Prometheus Node Exporter Migration: From Kubernetes to Native
The Problem
While working on Grafana dashboard configuration, I discovered that the node exporter dashboard was completely empty - no metrics, no data, just a sad empty dashboard that looked like it had given up on life.
The issue? Our Prometheus Node Exporter was deployed via Kubernetes and Argo CD, but Prometheus itself was running as a systemd service on allyrion
. The Kubernetes deployment created a ClusterIP service at 172.16.12.161:9100
, but Prometheus (running outside the cluster) couldn't reach this internal Kubernetes service.
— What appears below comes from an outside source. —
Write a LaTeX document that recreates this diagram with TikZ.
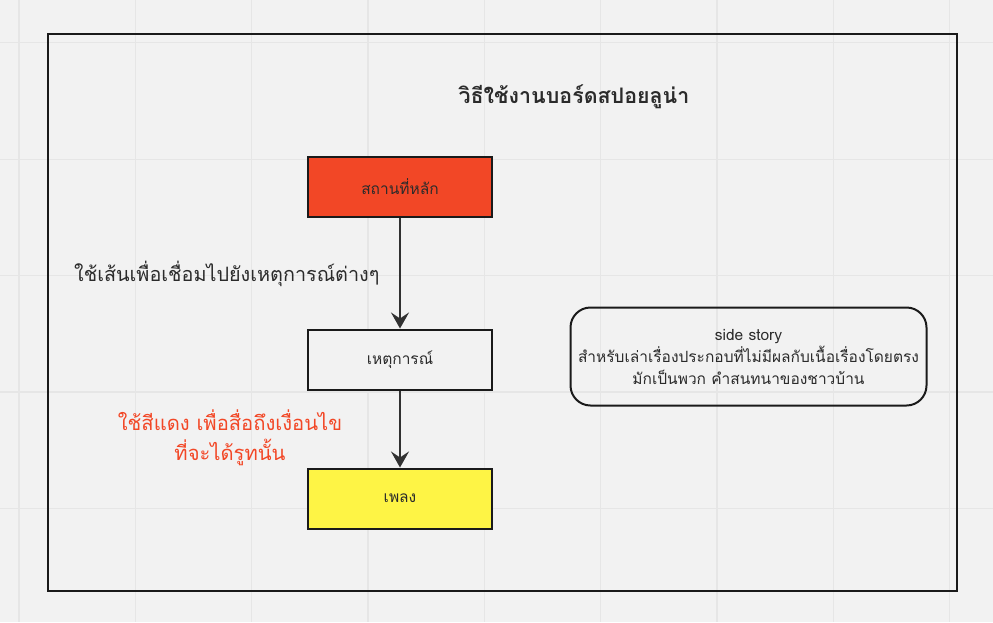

Meanwhile, Prometheus was configured to scrape node exporters directly at each node's IP on port 9100 (e.g., 10.4.0.11:9100
), but nothing was listening there because the actual exporters were only accessible through the Kubernetes service mesh.
The Solution: Raw-dogging Node Exporter
Time to embrace the chaos and deploy node exporter directly on the nodes as systemd services. Sometimes the simplest solution is the best solution.
Step 1: Create the Ansible Playbook
First, I created a new playbook to deploy node exporter cluster-wide using the same prometheus.prometheus.node_exporter
role that HAProxy was already using:
# ansible/playbooks/setup_node_exporter.yaml
# Description: Setup Prometheus Node Exporter on all cluster nodes.
- name: 'Setup Prometheus Node Exporter.'
hosts: 'all'
remote_user: 'root'
roles:
- { role: 'prometheus.prometheus.node_exporter' }
handlers:
- name: 'Restart Node Exporter.'
ansible.builtin.service:
name: 'node_exporter'
state: 'restarted'
enabled: true
Step 2: Deploy via Goldentooth CLI
Thanks to the goldentooth CLI's fallback behavior (it automatically runs Ansible playbooks with matching names), deployment was as simple as:
goldentooth setup_node_exporter
This installed node exporter on all 13 cluster nodes, creating:
node-exp
system user and group/usr/local/bin/node_exporter
binary/etc/systemd/system/node_exporter.service
systemd service/var/lib/node_exporter
textfile collector directory
Step 3: Handle Port Conflicts
The deployment initially failed on most nodes with "address already in use" errors. The Kubernetes node exporter pods were still running and had claimed port 9100.
Investigation revealed the conflict:
goldentooth command bettley "journalctl -u node_exporter --no-pager -n 10"
# Error: listen tcp 0.0.0.0:9100: bind: address already in use
Step 4: Clean Up Kubernetes Deployment
I removed the Kubernetes deployment entirely:
# Delete the daemonset and namespace
kubectl delete daemonset prometheus-node-exporter -n prometheus-node-exporter
kubectl delete namespace prometheus-node-exporter
# Delete the Argo CD applications managing this
kubectl delete application prometheus-node-exporter gitops-repo-prometheus-node-exporter -n argocd
# Delete the GitHub repository (to prevent ApplicationSet from recreating it)
gh repo delete goldentooth/prometheus-node-exporter --yes
Step 5: Restart Failed Services
With the port conflicts resolved, I restarted the systemd services:
goldentooth command bettley,dalt "systemctl restart node_exporter"
All nodes now showed healthy node exporter services:
● node_exporter.service - Prometheus Node Exporter
Loaded: loaded (/etc/systemd/system/node_exporter.service; enabled)
Active: active (running) since Wed 2025-07-23 19:36:30 EDT; 7s ago
Step 6: Reload Prometheus
With native node exporters now listening on port 9100 on all nodes, I reloaded Prometheus to pick up the new targets:
goldentooth command allyrion "systemctl reload prometheus"
Verified metrics were accessible:
goldentooth command allyrion "curl -s http://10.4.0.11:9100/metrics | grep node_cpu_seconds_total | head -3"
# HELP node_cpu_seconds_total Seconds the CPUs spent in each mode.
# TYPE node_cpu_seconds_total counter
node_cpu_seconds_total{cpu="0",mode="idle"} 1.42238869e+06
The Result
Within minutes, the Grafana node exporter dashboard came alive with beautiful metrics from all cluster nodes. CPU usage, memory consumption, disk I/O, network statistics - everything was flowing perfectly.